The FBI, acting under the aegis of national security, has decided it cannot afford to liven up its fortress-like headquarters building with storefront boutiques.

It would simply be too dangerous, the bureau says.

The details are classified, but FBI Director William H. Webster said yesterday that there are very real hazzards involved, including "electronics penetration" and even the planting of explosives in the huge building's conduits.

It short, Webster told reporters, "It is not possible to have private operations conducted inside our walls . . . We'd like to be a good neighbor, but we've got a real serious security problem."
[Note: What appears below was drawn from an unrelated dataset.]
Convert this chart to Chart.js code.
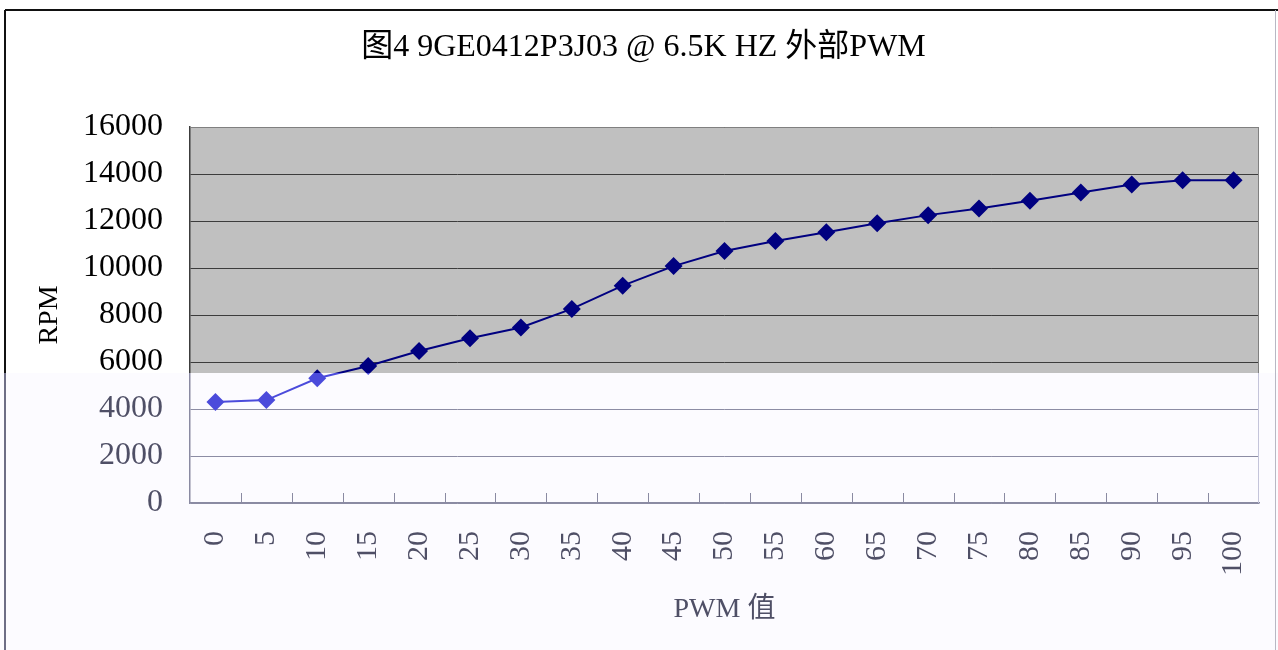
<!DOCTYPE html>
<html>
<head>
<meta charset="utf-8">
<script src="https://cdn.jsdelivr.net/npm/chart.js@4.4.1/dist/chart.umd.min.js"></script>
<style>
  html, body { margin: 0; padding: 0; background: #fff; }
  canvas { display: block; }
</style>
</head>
<body>
<canvas id="rpmChart" width="1278" height="650"></canvas>
<script>
// PWM duty (%) vs fan speed
const pwmLabels = ["0", "5", "10", "15", "20", "25", "30", "35", "40", "45", "50",
                   "55", "60", "65", "70", "75", "80", "85", "90", "95", "100"];
const rpmValues = [4300, 4380, 5310, 5830, 6470, 7010, 7470, 8260, 9250, 10080, 10720,
                   11150, 11520, 11900, 12250, 12530, 12860, 13210, 13550, 13730, 13730];
const yMin = 0, yMax = 16000, yStep = 2000;

const titleText = "图4 9GE0412P3J03 @ 6.5K HZ 外部PWM";
const xTitleText = "PWM 值";
const yTitleText = "RPM";

// everything below this line is washed out (lighter ink, lavender paper)
const SPLIT_Y = 373;
const WASH = "#fcfbff";
const INK = "#000000", INK_PALE = "#4f4f66";
const NAVY = "#000080", NAVY_PALE = "#4b4bdb";
const GRID = "#3c3c3c", GRID_PALE = "#8c8ca4";
const FRAME = "#808080", FRAME_PALE = "#8a8aa2";
const SERIF = '"Liberation Serif", "Times New Roman", "Noto Sans CJK SC", serif';

const canvas = document.getElementById("rpmChart");
const ctx = canvas.getContext("2d");

function splitGradient(top, bottom) {
  const g = ctx.createLinearGradient(0, 0, 0, canvas.height);
  const t = SPLIT_Y / canvas.height;
  g.addColorStop(0, top);
  g.addColorStop(t, top);
  g.addColorStop(t, bottom);
  g.addColorStop(1, bottom);
  return g;
}

const lineColor = splitGradient(NAVY, NAVY_PALE);
const axisColor = splitGradient(GRID, FRAME_PALE);

const backdrop = {
  id: "backdrop",
  beforeDraw(chart) {
    const { ctx, width, height, chartArea: a } = chart;
    ctx.save();
    ctx.fillStyle = "#ffffff";
    ctx.fillRect(0, 0, width, SPLIT_Y);
    ctx.fillStyle = WASH;
    ctx.fillRect(0, SPLIT_Y, width, height - SPLIT_Y);
    ctx.fillStyle = "#c0c0c0";
    ctx.fillRect(a.left, a.top, a.right - a.left, SPLIT_Y - a.top);
    ctx.restore();
  },
  afterDraw(chart) {
    const { ctx, width, height, chartArea: a } = chart;
    const xs = chart.scales.x;
    ctx.save();
    ctx.lineWidth = 1;

    // plot frame, top and right sides
    ctx.strokeStyle = FRAME;
    ctx.beginPath();
    ctx.moveTo(a.left, a.top + 0.5);
    ctx.lineTo(a.right, a.top + 0.5);
    ctx.stroke();
    ctx.strokeStyle = splitGradient(FRAME, "#c4c4da");
    ctx.beginPath();
    ctx.moveTo(a.right - 0.5, a.top);
    ctx.lineTo(a.right - 0.5, a.bottom);
    ctx.stroke();

    // category tick marks pointing into the plot
    ctx.strokeStyle = FRAME_PALE;
    ctx.beginPath();
    for (let i = 0; i < pwmLabels.length - 1; i++) {
      const px = Math.round((xs.getPixelForValue(i) + xs.getPixelForValue(i + 1)) / 2) + 0.5;
      ctx.moveTo(px, a.bottom);
      ctx.lineTo(px, a.bottom - 10);
    }
    ctx.stroke();

    // outer chart border
    ctx.lineWidth = 2;
    ctx.strokeStyle = "#111111";
    ctx.beginPath();
    ctx.moveTo(5, 10);
    ctx.lineTo(width, 10);
    ctx.stroke();
    ctx.strokeStyle = splitGradient("#111111", "#6e6e86");
    ctx.beginPath();
    ctx.moveTo(5, 10);
    ctx.lineTo(5, height);
    ctx.stroke();
    ctx.lineWidth = 1;
    ctx.strokeStyle = "#b8b8c4";
    ctx.beginPath();
    ctx.moveTo(width - 2.5, 10);
    ctx.lineTo(width - 2.5, height);
    ctx.stroke();
    ctx.restore();
  }
};

new Chart(ctx, {
  type: "line",
  data: {
    labels: pwmLabels,
    datasets: [{
      label: yTitleText,
      data: rpmValues,
      borderColor: lineColor,
      borderWidth: 2,
      pointStyle: "rectRot",
      pointRadius: 9,
      pointHoverRadius: 9,
      pointBackgroundColor: lineColor,
      pointBorderColor: lineColor,
      pointBorderWidth: 0,
      tension: 0
    }]
  },
  options: {
    responsive: false,
    devicePixelRatio: 1,
    animation: false,
    events: [],
    layout: { padding: { left: 28, right: 19, top: 0, bottom: 0 } },
    plugins: {
      legend: { display: false },
      tooltip: { enabled: false },
      title: {
        display: true,
        text: titleText,
        color: INK,
        font: { family: SERIF, size: 32, weight: "normal", lineHeight: 1.2 },
        padding: { top: 28, bottom: 60.6 }
      }
    },
    scales: {
      x: {
        type: "category",
        offset: true,
        grid: { display: false, offset: true },
        border: { display: true, color: FRAME_PALE, width: 1.5 },
        ticks: {
          autoSkip: false,
          minRotation: 90,
          maxRotation: 90,
          padding: 20,
          color: INK_PALE,
          font: { family: SERIF, size: 30 }
        },
        title: {
          display: true,
          text: xTitleText,
          color: INK_PALE,
          font: { family: SERIF, size: 28 },
          padding: { top: 0, bottom: 24 }
        },
        afterFit(scale) {
          scale.height = 147;
          scale.paddingLeft = 0;
          scale.paddingRight = 0;
        }
      },
      y: {
        min: yMin,
        max: yMax,
        grid: {
          drawTicks: false,
          color: c => c.tick.value < c.scale.getValueForPixel(SPLIT_Y) ? GRID_PALE : GRID,
          lineWidth: 1
        },
        border: { display: true, color: axisColor, width: 1.5 },
        ticks: {
          stepSize: yStep,
          padding: 27,
          callback: v => String(v),
          color: c => c.tick.value < c.scale.getValueForPixel(SPLIT_Y) ? INK_PALE : INK,
          font: { family: SERIF, size: 32 }
        },
        title: {
          display: true,
          text: yTitleText,
          color: INK,
          font: { family: SERIF, size: 28 },
          padding: { top: 5, bottom: 0 }
        },
        afterFit(scale) {
          scale.width = 162;
          scale.paddingTop = 0;
          scale.paddingBottom = 0;
        }
      }
    }
  },
  plugins: [backdrop]
});
</script>
</body>
</html>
There are those, of course, who think that the mausoleum-like building Pennsylvania Avenue NW ought to be demolished, but more restrained arbiters of good taste, such as the Pennsylvania Avenue Development Corporation, have been pressing for months for a more moderate solution. They suggested that commercial shops could be installed along the block-long concrete wall facing the avenue.

The trouble is, Webster said, the stores would have to poke into the wall itself for electrical connections and all the other facilities that building codes require. They can't go straight down below the sidewalk either, he said, since "unfortunately our facilities go out under the sidewalk" as well.

But the bureau still has some ideas for gussying up the place that it presented to the development corporation. For instance, Webster said, the concrete wall might be touched up with decorative panels or glass-enclosed museum displays maintained by the Smithsonian Institution.

Webster had apparently meant to let the development corporation mull over the countersuggestions before making them public. He had architectural drawings and building models all carefully hidden under brown wrapping paper yesterday morning before starting a news conference to announce some top-level appointments.

But when reporters asked him what he was covering up, Webster said he had nothing to hide.

"I'm kind of excited by the idea," he said of the model displays. "This we could do right away."